_Data segment:_
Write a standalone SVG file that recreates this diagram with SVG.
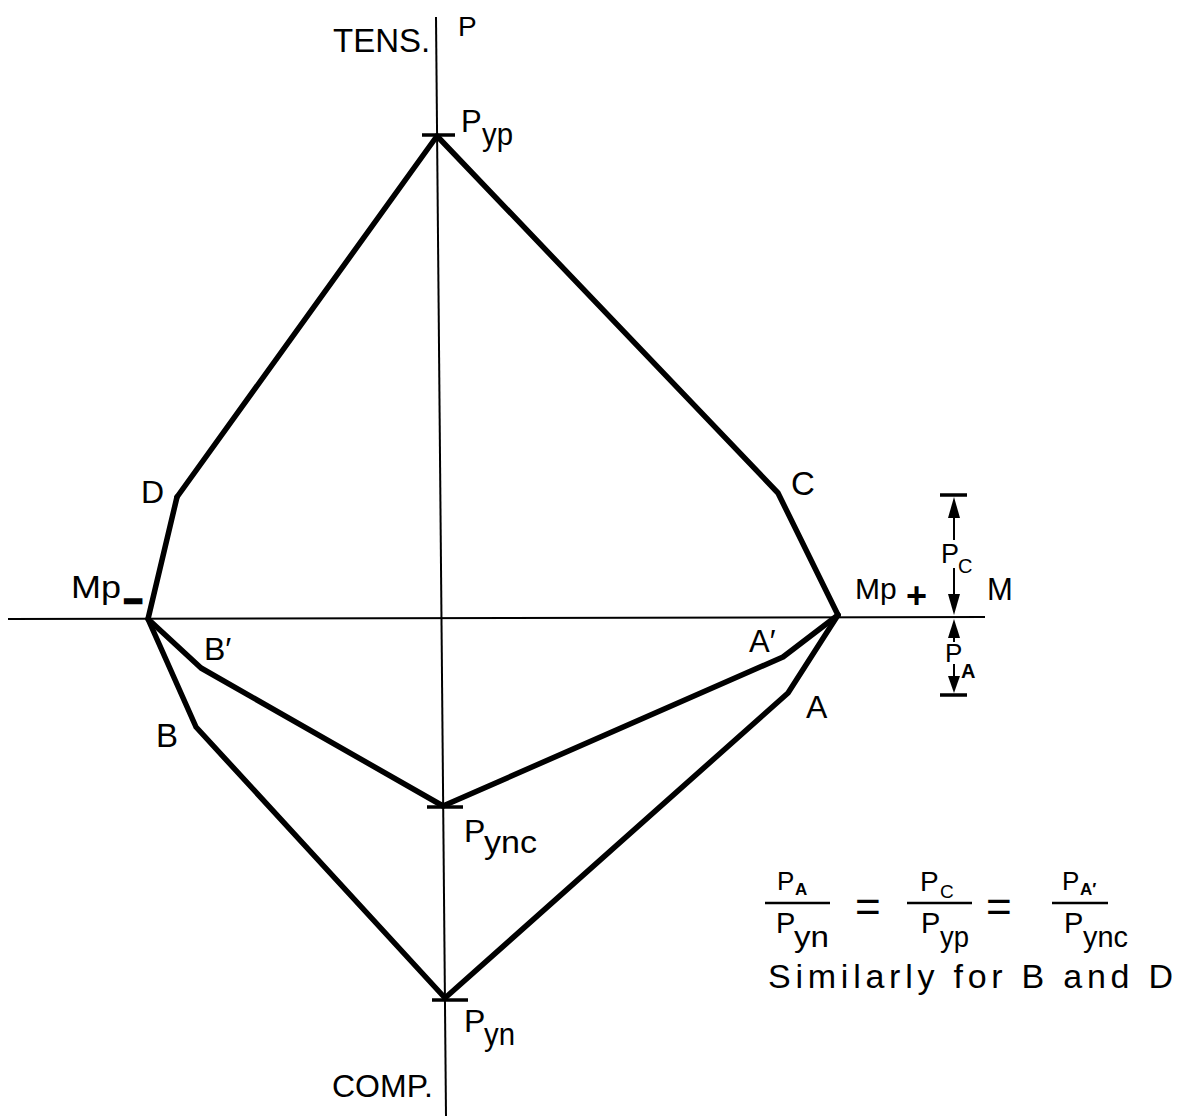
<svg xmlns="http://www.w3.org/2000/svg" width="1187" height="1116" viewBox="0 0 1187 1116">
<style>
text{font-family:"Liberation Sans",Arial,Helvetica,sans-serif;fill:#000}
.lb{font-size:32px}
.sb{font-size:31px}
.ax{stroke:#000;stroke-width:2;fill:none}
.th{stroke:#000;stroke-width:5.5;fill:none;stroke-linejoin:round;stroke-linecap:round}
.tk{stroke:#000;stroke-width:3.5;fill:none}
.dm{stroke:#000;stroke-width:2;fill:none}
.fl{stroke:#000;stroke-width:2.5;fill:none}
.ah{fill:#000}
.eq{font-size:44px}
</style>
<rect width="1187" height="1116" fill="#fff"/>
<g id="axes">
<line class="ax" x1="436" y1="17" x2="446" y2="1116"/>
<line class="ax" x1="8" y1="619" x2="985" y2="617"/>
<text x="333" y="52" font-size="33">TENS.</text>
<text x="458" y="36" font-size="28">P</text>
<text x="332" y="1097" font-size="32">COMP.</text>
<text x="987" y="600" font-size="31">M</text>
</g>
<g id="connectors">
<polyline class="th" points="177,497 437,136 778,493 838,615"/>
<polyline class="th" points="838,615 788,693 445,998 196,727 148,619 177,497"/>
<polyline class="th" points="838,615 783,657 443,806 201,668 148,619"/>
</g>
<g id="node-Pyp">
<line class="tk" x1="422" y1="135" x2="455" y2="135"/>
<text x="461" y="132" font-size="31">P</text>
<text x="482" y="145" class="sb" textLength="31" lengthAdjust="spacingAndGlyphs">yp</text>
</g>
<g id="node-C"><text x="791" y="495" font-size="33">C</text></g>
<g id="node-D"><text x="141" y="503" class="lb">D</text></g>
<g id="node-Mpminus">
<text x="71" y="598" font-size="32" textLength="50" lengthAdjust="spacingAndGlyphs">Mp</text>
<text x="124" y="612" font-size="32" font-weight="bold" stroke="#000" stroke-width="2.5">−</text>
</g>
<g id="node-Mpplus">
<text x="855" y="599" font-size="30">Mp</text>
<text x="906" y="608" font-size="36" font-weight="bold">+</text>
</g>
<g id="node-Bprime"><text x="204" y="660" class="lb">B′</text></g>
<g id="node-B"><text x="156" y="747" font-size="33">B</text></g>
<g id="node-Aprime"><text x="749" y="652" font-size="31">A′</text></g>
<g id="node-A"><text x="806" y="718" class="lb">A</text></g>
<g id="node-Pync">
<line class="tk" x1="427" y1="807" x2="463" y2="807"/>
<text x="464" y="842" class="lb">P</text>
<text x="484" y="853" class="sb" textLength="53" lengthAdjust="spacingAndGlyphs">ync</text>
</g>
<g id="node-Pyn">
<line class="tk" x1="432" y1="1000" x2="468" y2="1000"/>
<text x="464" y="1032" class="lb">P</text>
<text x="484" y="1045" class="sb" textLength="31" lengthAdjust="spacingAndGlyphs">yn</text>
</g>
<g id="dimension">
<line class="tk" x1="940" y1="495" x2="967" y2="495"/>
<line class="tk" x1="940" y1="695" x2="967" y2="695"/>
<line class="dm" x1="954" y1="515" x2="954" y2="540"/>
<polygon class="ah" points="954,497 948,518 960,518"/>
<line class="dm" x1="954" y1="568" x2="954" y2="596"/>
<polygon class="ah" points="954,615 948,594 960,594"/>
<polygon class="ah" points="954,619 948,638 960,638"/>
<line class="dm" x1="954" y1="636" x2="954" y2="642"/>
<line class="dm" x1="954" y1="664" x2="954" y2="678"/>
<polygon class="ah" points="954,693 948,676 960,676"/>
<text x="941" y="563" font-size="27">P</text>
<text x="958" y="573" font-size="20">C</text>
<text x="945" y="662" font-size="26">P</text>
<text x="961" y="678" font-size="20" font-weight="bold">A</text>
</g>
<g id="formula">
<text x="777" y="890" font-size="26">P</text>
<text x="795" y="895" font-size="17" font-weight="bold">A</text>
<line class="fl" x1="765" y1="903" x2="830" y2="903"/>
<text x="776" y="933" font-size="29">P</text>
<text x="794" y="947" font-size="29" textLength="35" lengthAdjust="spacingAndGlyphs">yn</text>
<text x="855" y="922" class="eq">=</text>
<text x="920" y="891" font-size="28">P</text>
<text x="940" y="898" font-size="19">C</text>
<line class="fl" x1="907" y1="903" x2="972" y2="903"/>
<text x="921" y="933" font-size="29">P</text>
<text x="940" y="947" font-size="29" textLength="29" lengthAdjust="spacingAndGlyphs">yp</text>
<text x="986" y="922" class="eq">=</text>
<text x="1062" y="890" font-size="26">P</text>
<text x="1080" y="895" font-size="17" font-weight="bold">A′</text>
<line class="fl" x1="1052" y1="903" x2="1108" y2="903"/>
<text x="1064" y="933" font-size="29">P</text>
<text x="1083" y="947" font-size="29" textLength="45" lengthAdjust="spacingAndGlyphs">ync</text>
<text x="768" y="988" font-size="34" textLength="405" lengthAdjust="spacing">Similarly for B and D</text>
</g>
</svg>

_Problem statement:_
Copy the listing word for word, excluding its pictures.

_Task answer:_
Write a standalone SVG file that recreates this diagram with SVG.
<svg xmlns="http://www.w3.org/2000/svg" width="1187" height="1116" viewBox="0 0 1187 1116">
<style>
text{font-family:"Liberation Sans",Arial,Helvetica,sans-serif;fill:#000}
.lb{font-size:32px}
.sb{font-size:31px}
.ax{stroke:#000;stroke-width:2;fill:none}
.th{stroke:#000;stroke-width:5.5;fill:none;stroke-linejoin:round;stroke-linecap:round}
.tk{stroke:#000;stroke-width:3.5;fill:none}
.dm{stroke:#000;stroke-width:2;fill:none}
.fl{stroke:#000;stroke-width:2.5;fill:none}
.ah{fill:#000}
.eq{font-size:44px}
</style>
<rect width="1187" height="1116" fill="#fff"/>
<g id="axes">
<line class="ax" x1="436" y1="17" x2="446" y2="1116"/>
<line class="ax" x1="8" y1="619" x2="985" y2="617"/>
<text x="333" y="52" font-size="33">TENS.</text>
<text x="458" y="36" font-size="28">P</text>
<text x="332" y="1097" font-size="32">COMP.</text>
<text x="987" y="600" font-size="31">M</text>
</g>
<g id="connectors">
<polyline class="th" points="177,497 437,136 778,493 838,615"/>
<polyline class="th" points="838,615 788,693 445,998 196,727 148,619 177,497"/>
<polyline class="th" points="838,615 783,657 443,806 201,668 148,619"/>
</g>
<g id="node-Pyp">
<line class="tk" x1="422" y1="135" x2="455" y2="135"/>
<text x="461" y="132" font-size="31">P</text>
<text x="482" y="145" class="sb" textLength="31" lengthAdjust="spacingAndGlyphs">yp</text>
</g>
<g id="node-C"><text x="791" y="495" font-size="33">C</text></g>
<g id="node-D"><text x="141" y="503" class="lb">D</text></g>
<g id="node-Mpminus">
<text x="71" y="598" font-size="32" textLength="50" lengthAdjust="spacingAndGlyphs">Mp</text>
<text x="124" y="612" font-size="32" font-weight="bold" stroke="#000" stroke-width="2.5">−</text>
</g>
<g id="node-Mpplus">
<text x="855" y="599" font-size="30">Mp</text>
<text x="906" y="608" font-size="36" font-weight="bold">+</text>
</g>
<g id="node-Bprime"><text x="204" y="660" class="lb">B′</text></g>
<g id="node-B"><text x="156" y="747" font-size="33">B</text></g>
<g id="node-Aprime"><text x="749" y="652" font-size="31">A′</text></g>
<g id="node-A"><text x="806" y="718" class="lb">A</text></g>
<g id="node-Pync">
<line class="tk" x1="427" y1="807" x2="463" y2="807"/>
<text x="464" y="842" class="lb">P</text>
<text x="484" y="853" class="sb" textLength="53" lengthAdjust="spacingAndGlyphs">ync</text>
</g>
<g id="node-Pyn">
<line class="tk" x1="432" y1="1000" x2="468" y2="1000"/>
<text x="464" y="1032" class="lb">P</text>
<text x="484" y="1045" class="sb" textLength="31" lengthAdjust="spacingAndGlyphs">yn</text>
</g>
<g id="dimension">
<line class="tk" x1="940" y1="495" x2="967" y2="495"/>
<line class="tk" x1="940" y1="695" x2="967" y2="695"/>
<line class="dm" x1="954" y1="515" x2="954" y2="540"/>
<polygon class="ah" points="954,497 948,518 960,518"/>
<line class="dm" x1="954" y1="568" x2="954" y2="596"/>
<polygon class="ah" points="954,615 948,594 960,594"/>
<polygon class="ah" points="954,619 948,638 960,638"/>
<line class="dm" x1="954" y1="636" x2="954" y2="642"/>
<line class="dm" x1="954" y1="664" x2="954" y2="678"/>
<polygon class="ah" points="954,693 948,676 960,676"/>
<text x="941" y="563" font-size="27">P</text>
<text x="958" y="573" font-size="20">C</text>
<text x="945" y="662" font-size="26">P</text>
<text x="961" y="678" font-size="20" font-weight="bold">A</text>
</g>
<g id="formula">
<text x="777" y="890" font-size="26">P</text>
<text x="795" y="895" font-size="17" font-weight="bold">A</text>
<line class="fl" x1="765" y1="903" x2="830" y2="903"/>
<text x="776" y="933" font-size="29">P</text>
<text x="794" y="947" font-size="29" textLength="35" lengthAdjust="spacingAndGlyphs">yn</text>
<text x="855" y="922" class="eq">=</text>
<text x="920" y="891" font-size="28">P</text>
<text x="940" y="898" font-size="19">C</text>
<line class="fl" x1="907" y1="903" x2="972" y2="903"/>
<text x="921" y="933" font-size="29">P</text>
<text x="940" y="947" font-size="29" textLength="29" lengthAdjust="spacingAndGlyphs">yp</text>
<text x="986" y="922" class="eq">=</text>
<text x="1062" y="890" font-size="26">P</text>
<text x="1080" y="895" font-size="17" font-weight="bold">A′</text>
<line class="fl" x1="1052" y1="903" x2="1108" y2="903"/>
<text x="1064" y="933" font-size="29">P</text>
<text x="1083" y="947" font-size="29" textLength="45" lengthAdjust="spacingAndGlyphs">ync</text>
<text x="768" y="988" font-size="34" textLength="405" lengthAdjust="spacing">Similarly for B and D</text>
</g>
</svg>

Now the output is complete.